Carmen Calvo, que fuera ministra de Cultura hasta no hace mucho, refirió en televisión en una entrevista con Jesús Quintero, que el escritor y Premio Nóbel García Márquez le había confesado su opinión de que las mujeres deberían colocarse en primera línea en la política, en las letras, en las ciencias y en el resto de las actividades de alta responsabilidad. Tomar el poder, un poder democrático, se entiende, pero poder al fin. Que si los hombres no entregan la señal también a las mujeres, iremos todos al caos, a guerras más frecuentes, al desastre climático y a todos esos males de los que nos avisan cada día los medios. No conozco, en verdad, si es el caso de Carmen de la que se obtiene buena imagen por su verbo.
Es común decir que muchas mujeres valiosas para los poderes fueron desaprovechadas por ser mujeres. Si el hombre es un misterio para el hombre, la mujer parece que lo es más por sus peculiaridades. De entrada nos parecen más espontáneas y fáciles de entender, mas luego, a poco que se convive con ellas como amigas, parejas o simplemente compañeras de trabajo, se advierten, se descubren, junto a las aptitudes comunes, otras nuevas, diferentes, con una densidad de matices poco común en los varones.
Son dotes de las mujeres la rapidez mental y el lenguaje rico y pormenorizado. Es conocida la capacidad de pasar con soltura de la expresión indirecta a la directa y la fluidez verbal. Sentido práctico de las cosas, rechazo de las ideas inútiles con intuición de qué es lo que hay que hacer y se las diría más apegadas a lo real por el sentimiento y la carnalidad de sus ideas. Por supuesto que estamos hablando de una mujer con una formación e idoneidad semejante a la de cualquier varón con parecida preparación.
Se puede afirmar que no hay una frontera nítida entre los géneros, sino más bien un espectro por el que se circula según circunstancias y cometidos. Ni todos, ni todas se encuentran encuadrados en ningún esquema unilateral y cada vez es más claro que la masculinidad o feminidad es asunto de tantos por cientos biológicos, con una variabilidad muy compleja, y el diálogo entre tensiones culturales y naturales.
Tradicionalmente fueron excluidas las mujeres de los ámbitos del poder (incluso de responsabilidades religiosas), pero está llegando el tiempo, si no está aquí ya, en que el poder deberá depositarse también en la habilidad, la mesura y el tratamiento equilibrado de mujeres que sean capaces de pasar sin traumas de la experiencia a las ideas y al revés, sin perder la autoridad, o sea el poder mismo. La buena marcha de esa dialéctica produciría justeza y por consiguiente buena sociedad en paz.
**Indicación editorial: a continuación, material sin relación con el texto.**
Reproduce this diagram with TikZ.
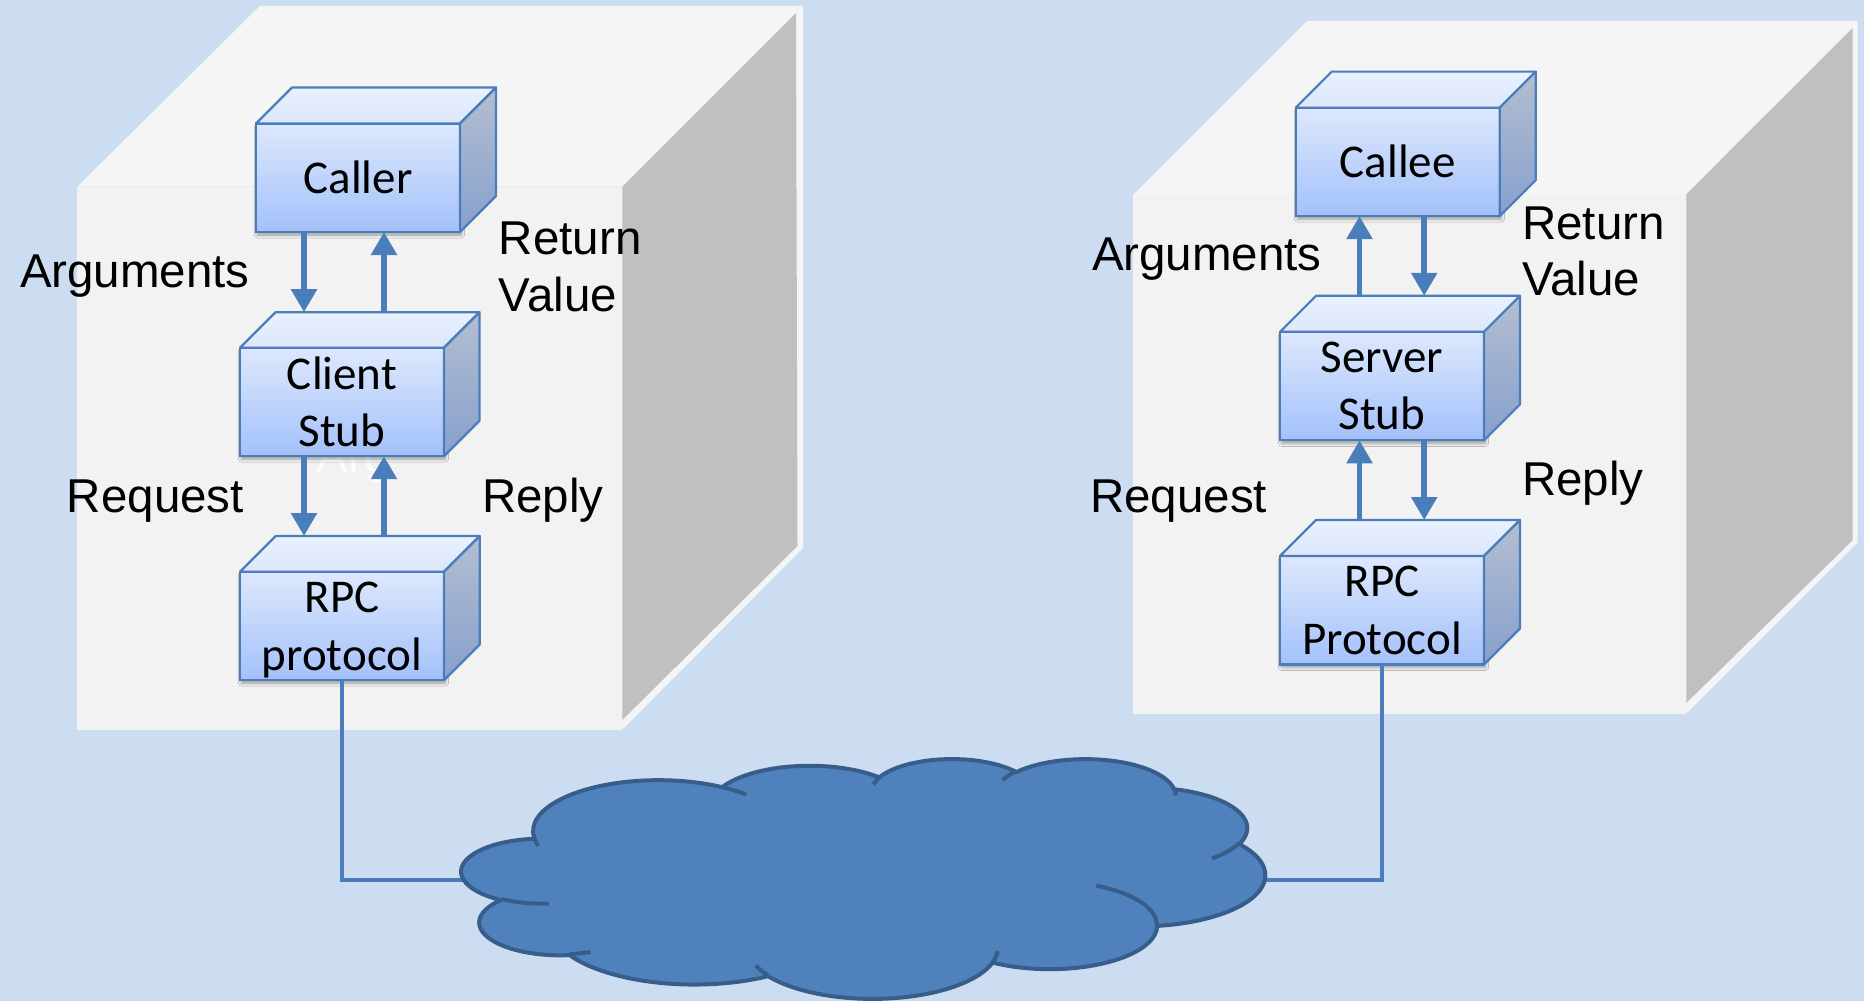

El Estado democrático es en principio romántico, es decir, tiene más que ver con la intuición que con el discurso y el análisis, según se desprende del protagonismo del pueblo. El sistema democrático es un tren en el que los viajeros nombran al conductor, que conduce sobre unos caminos de hierro que el mismo pueblo ha diseñado después de votar una constitución. En los vagones se habla mucho de voluntades que los políticos tratan de racionalizar en lo posible: estaciones, velocidad, horarios, venta y control de billetes…
Nada impide que la mujer se haga responsable de competencias con las mismas prevenciones que cuando se trata de hombres. Es un territorio bastante virgen por explorar. Necesitamos mujeres y varones que se turnen o compartan tareas máximas y también las intermedias y más sencillas. Y no con una mentalidad de cuotas como quien reparte sin pensar en las finalidades sino, lejos de ello, por la adecuación de cada persona al cargo que se le encomienda.
El ser masculino o femenino o cualquier otro género del espectro genético sexual acompañará a los candidatos todos como el bagaje propio, personal que es primordial en la elección que hace el pueblo. Porque, a fin de cuentas, el programa democrático es elegir a “quien me gusta” y esa expresión tiene tantos referentes como rica y diferenciada es cada persona.